PROMPT
Tally every line of the listing where the string "this" is found, and state the total alone.

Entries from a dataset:

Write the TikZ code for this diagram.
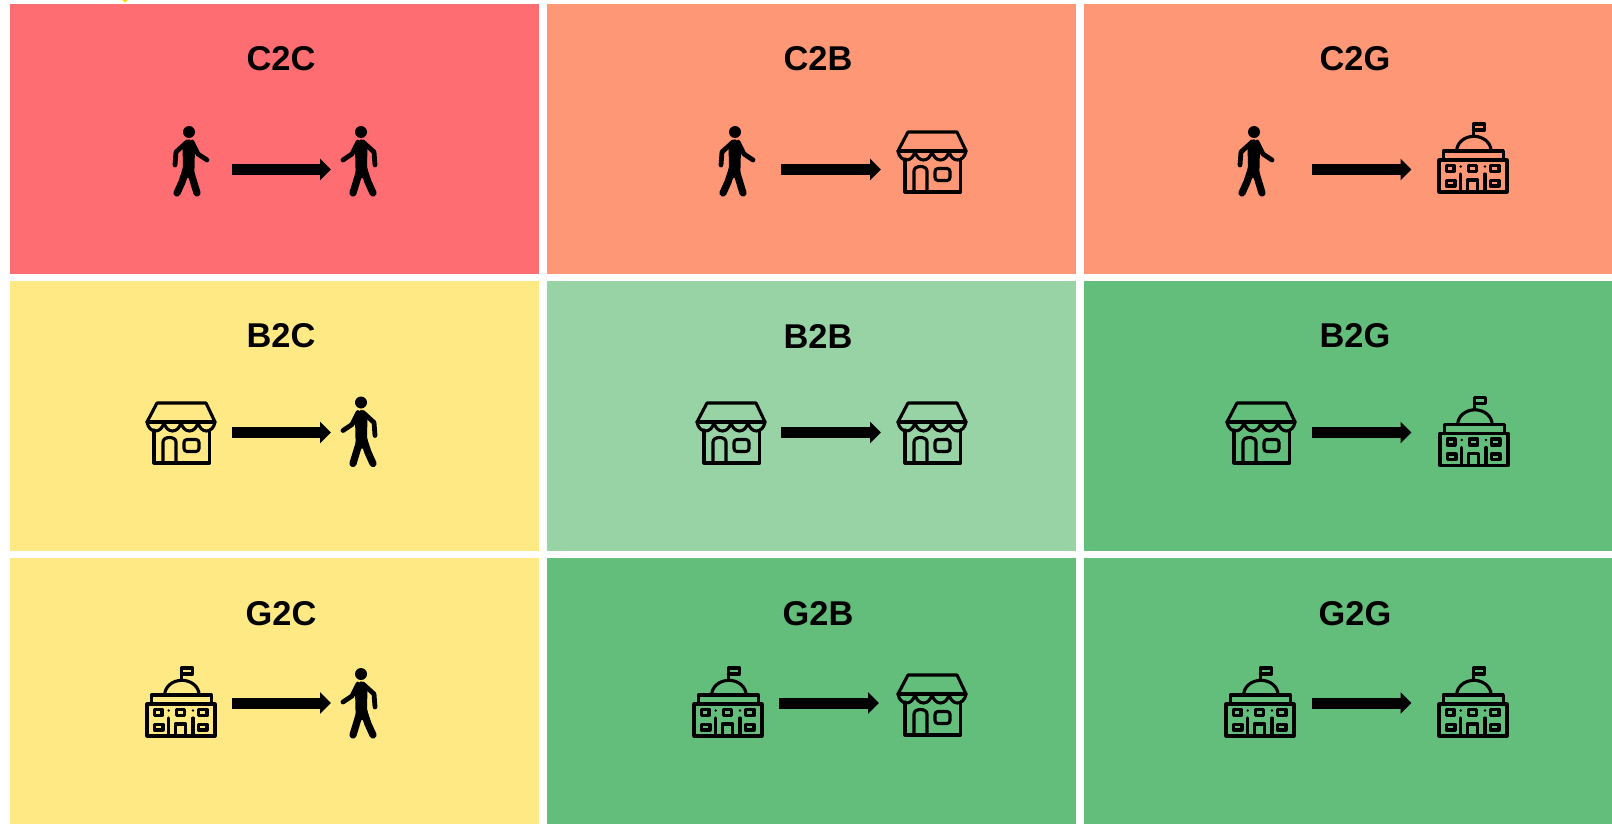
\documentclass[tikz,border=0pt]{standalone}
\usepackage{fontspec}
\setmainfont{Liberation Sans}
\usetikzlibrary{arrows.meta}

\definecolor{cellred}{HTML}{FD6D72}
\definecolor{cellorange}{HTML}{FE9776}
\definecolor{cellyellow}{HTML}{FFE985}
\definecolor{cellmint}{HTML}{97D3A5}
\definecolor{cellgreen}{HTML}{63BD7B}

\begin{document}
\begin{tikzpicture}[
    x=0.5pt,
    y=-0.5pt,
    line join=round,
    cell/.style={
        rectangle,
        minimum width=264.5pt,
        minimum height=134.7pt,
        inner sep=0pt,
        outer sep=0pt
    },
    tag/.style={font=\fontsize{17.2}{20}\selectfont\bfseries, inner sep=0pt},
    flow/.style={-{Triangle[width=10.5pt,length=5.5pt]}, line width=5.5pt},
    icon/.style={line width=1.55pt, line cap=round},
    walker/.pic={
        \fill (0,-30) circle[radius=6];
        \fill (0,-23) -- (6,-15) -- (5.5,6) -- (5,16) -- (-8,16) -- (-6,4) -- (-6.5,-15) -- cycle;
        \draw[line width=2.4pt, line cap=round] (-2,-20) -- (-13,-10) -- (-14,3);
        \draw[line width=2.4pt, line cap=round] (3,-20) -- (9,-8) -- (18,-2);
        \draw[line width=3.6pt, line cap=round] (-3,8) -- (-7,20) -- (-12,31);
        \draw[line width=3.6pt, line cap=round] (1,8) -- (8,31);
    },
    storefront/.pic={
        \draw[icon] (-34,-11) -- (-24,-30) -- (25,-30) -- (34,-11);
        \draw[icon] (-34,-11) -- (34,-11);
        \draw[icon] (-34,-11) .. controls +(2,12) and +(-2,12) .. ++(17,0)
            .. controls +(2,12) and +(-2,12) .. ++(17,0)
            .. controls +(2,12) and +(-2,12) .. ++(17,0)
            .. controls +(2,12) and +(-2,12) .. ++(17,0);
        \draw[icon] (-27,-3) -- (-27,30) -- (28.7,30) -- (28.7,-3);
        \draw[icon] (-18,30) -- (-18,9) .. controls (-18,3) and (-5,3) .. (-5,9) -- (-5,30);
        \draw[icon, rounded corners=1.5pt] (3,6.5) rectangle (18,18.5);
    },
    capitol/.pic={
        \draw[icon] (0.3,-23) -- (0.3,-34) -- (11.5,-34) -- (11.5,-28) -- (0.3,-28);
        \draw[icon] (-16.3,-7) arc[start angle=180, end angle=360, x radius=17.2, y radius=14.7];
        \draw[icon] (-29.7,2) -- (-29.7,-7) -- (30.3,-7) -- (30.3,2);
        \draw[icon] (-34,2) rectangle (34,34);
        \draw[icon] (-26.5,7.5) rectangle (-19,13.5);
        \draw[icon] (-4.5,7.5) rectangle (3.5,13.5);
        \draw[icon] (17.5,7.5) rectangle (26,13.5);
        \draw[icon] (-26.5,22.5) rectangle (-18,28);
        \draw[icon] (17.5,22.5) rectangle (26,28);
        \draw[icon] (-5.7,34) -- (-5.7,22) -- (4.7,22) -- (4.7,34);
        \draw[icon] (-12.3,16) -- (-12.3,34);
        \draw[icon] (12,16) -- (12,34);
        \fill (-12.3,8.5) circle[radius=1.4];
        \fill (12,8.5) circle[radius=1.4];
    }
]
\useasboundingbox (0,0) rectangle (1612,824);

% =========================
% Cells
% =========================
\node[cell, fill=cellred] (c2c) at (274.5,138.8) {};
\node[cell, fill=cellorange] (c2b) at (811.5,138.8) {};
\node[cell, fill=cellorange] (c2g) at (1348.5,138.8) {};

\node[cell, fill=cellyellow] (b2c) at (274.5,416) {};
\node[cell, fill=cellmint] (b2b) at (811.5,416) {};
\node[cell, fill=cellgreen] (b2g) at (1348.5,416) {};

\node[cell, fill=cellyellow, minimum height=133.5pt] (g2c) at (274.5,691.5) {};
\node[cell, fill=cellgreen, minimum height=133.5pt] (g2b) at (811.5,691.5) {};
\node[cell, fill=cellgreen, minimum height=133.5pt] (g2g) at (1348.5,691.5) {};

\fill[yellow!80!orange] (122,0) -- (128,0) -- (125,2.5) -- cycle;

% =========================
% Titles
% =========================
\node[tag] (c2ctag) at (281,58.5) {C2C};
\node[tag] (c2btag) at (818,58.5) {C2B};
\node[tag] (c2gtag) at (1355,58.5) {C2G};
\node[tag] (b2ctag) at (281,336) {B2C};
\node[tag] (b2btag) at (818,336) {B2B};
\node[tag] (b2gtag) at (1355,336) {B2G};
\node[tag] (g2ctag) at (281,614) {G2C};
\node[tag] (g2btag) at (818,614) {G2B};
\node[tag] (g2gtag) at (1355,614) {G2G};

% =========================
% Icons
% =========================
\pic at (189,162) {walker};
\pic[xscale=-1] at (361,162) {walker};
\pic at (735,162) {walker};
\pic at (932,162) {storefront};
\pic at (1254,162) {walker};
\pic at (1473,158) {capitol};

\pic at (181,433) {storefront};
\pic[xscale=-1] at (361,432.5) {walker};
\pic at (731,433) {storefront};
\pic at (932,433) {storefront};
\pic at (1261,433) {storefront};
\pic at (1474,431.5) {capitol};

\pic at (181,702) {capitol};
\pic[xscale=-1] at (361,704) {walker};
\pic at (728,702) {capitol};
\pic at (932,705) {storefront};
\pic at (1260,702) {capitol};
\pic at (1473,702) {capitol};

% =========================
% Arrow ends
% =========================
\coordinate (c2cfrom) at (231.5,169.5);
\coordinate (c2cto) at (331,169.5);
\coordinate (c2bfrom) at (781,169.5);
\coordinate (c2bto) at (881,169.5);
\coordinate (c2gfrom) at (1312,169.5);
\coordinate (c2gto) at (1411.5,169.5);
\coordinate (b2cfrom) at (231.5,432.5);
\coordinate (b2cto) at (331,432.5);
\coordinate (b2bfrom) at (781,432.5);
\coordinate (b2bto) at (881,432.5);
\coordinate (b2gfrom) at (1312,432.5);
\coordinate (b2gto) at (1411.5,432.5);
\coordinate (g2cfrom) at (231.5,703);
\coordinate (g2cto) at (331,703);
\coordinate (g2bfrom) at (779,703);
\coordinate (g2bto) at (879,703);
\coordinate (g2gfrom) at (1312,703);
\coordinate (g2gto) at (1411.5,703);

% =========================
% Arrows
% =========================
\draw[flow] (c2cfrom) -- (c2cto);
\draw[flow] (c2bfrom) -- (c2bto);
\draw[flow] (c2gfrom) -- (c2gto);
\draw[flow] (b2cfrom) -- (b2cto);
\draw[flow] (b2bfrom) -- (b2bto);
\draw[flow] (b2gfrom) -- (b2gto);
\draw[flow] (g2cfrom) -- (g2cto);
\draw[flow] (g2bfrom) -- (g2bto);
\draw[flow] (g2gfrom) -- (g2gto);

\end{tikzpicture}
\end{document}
--
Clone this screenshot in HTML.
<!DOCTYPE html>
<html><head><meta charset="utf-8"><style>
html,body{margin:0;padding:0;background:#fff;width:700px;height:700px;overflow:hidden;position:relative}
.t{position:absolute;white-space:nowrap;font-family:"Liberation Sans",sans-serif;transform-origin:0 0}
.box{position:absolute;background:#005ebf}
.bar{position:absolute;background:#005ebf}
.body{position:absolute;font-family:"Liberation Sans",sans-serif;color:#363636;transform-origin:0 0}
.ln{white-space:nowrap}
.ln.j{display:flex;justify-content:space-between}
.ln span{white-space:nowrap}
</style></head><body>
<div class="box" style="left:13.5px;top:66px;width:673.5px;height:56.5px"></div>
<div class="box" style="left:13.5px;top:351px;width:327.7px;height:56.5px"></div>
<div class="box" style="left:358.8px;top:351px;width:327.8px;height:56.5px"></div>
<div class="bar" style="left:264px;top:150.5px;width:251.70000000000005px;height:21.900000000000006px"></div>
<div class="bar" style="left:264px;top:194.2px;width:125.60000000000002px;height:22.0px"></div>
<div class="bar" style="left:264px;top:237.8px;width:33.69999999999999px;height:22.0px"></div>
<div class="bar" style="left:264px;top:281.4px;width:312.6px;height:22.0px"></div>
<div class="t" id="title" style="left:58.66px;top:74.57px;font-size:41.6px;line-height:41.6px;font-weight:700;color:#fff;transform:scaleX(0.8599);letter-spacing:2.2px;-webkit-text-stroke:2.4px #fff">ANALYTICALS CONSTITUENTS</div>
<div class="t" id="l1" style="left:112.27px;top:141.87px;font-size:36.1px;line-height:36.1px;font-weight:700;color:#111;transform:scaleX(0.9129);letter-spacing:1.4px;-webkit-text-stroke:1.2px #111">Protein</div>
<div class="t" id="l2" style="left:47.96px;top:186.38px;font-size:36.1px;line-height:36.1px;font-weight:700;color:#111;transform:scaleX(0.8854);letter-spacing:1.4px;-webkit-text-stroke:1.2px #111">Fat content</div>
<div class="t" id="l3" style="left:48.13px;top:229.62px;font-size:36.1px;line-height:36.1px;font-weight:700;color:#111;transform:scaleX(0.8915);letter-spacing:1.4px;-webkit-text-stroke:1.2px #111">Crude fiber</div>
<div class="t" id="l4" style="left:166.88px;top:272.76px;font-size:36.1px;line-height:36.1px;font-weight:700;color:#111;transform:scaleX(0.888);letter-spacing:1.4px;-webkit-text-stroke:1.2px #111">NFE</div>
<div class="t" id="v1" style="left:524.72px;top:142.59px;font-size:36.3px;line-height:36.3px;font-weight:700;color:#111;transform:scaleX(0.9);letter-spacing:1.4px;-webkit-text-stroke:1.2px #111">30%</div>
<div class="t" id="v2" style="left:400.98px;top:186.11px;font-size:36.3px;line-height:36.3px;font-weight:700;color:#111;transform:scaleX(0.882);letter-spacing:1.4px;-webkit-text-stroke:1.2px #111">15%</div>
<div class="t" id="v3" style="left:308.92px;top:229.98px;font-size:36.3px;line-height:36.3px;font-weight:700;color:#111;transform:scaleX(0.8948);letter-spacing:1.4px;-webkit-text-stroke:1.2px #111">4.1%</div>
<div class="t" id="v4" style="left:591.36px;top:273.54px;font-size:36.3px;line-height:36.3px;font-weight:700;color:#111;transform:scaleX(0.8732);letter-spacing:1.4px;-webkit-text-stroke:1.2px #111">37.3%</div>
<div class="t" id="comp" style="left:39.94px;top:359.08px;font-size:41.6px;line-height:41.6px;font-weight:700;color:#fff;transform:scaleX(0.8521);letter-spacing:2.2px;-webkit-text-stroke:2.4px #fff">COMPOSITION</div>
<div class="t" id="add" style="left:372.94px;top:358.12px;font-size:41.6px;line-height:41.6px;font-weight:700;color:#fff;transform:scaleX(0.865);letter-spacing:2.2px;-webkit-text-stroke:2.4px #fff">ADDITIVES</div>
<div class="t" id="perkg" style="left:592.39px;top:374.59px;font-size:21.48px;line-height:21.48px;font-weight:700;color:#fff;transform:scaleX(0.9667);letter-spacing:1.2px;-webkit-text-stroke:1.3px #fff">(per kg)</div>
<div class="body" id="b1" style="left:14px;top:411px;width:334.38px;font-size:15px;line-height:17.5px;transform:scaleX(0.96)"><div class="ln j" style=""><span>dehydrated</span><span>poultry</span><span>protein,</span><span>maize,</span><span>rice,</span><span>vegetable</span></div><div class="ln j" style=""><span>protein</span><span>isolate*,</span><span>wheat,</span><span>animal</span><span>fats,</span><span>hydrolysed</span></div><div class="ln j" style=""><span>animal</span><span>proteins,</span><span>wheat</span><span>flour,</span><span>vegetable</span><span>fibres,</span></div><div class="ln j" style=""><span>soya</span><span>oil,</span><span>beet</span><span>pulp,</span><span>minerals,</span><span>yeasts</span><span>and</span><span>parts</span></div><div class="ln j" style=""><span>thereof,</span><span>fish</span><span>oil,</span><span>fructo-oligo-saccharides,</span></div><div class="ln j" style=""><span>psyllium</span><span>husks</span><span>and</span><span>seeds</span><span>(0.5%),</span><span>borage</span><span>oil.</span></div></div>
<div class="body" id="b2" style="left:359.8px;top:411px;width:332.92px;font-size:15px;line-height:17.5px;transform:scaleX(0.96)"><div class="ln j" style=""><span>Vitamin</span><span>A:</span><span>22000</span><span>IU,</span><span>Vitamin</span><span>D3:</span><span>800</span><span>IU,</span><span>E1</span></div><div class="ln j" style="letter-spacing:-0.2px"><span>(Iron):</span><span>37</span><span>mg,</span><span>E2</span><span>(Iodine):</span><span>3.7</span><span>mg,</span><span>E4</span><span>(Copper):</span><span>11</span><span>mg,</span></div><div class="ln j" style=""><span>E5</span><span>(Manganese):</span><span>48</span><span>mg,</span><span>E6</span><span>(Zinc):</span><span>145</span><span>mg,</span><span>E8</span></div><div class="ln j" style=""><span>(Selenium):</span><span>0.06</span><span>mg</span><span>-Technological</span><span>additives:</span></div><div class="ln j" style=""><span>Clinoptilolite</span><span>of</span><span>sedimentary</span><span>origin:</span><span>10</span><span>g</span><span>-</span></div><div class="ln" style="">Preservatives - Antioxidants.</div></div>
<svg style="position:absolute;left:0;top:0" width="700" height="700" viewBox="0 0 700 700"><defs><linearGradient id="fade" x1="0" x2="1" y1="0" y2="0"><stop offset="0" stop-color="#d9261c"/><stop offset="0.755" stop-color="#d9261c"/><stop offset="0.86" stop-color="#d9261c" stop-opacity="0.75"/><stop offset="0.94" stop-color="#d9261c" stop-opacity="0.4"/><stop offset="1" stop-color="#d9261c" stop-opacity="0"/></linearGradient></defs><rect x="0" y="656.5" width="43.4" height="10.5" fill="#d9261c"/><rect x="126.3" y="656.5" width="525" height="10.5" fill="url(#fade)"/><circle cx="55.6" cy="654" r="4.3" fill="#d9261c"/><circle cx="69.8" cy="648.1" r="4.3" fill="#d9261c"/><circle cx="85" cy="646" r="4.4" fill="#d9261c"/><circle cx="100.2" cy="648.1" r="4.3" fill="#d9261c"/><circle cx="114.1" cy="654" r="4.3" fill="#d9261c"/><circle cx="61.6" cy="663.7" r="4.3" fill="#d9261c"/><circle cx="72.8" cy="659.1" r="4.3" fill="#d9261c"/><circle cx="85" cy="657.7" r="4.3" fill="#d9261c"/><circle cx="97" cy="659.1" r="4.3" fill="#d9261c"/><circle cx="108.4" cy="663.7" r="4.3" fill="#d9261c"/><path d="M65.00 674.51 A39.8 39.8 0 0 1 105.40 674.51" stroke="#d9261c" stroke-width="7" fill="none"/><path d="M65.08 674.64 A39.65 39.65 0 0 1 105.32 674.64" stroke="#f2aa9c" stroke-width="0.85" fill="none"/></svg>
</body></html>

EXPECTED ANSWER
2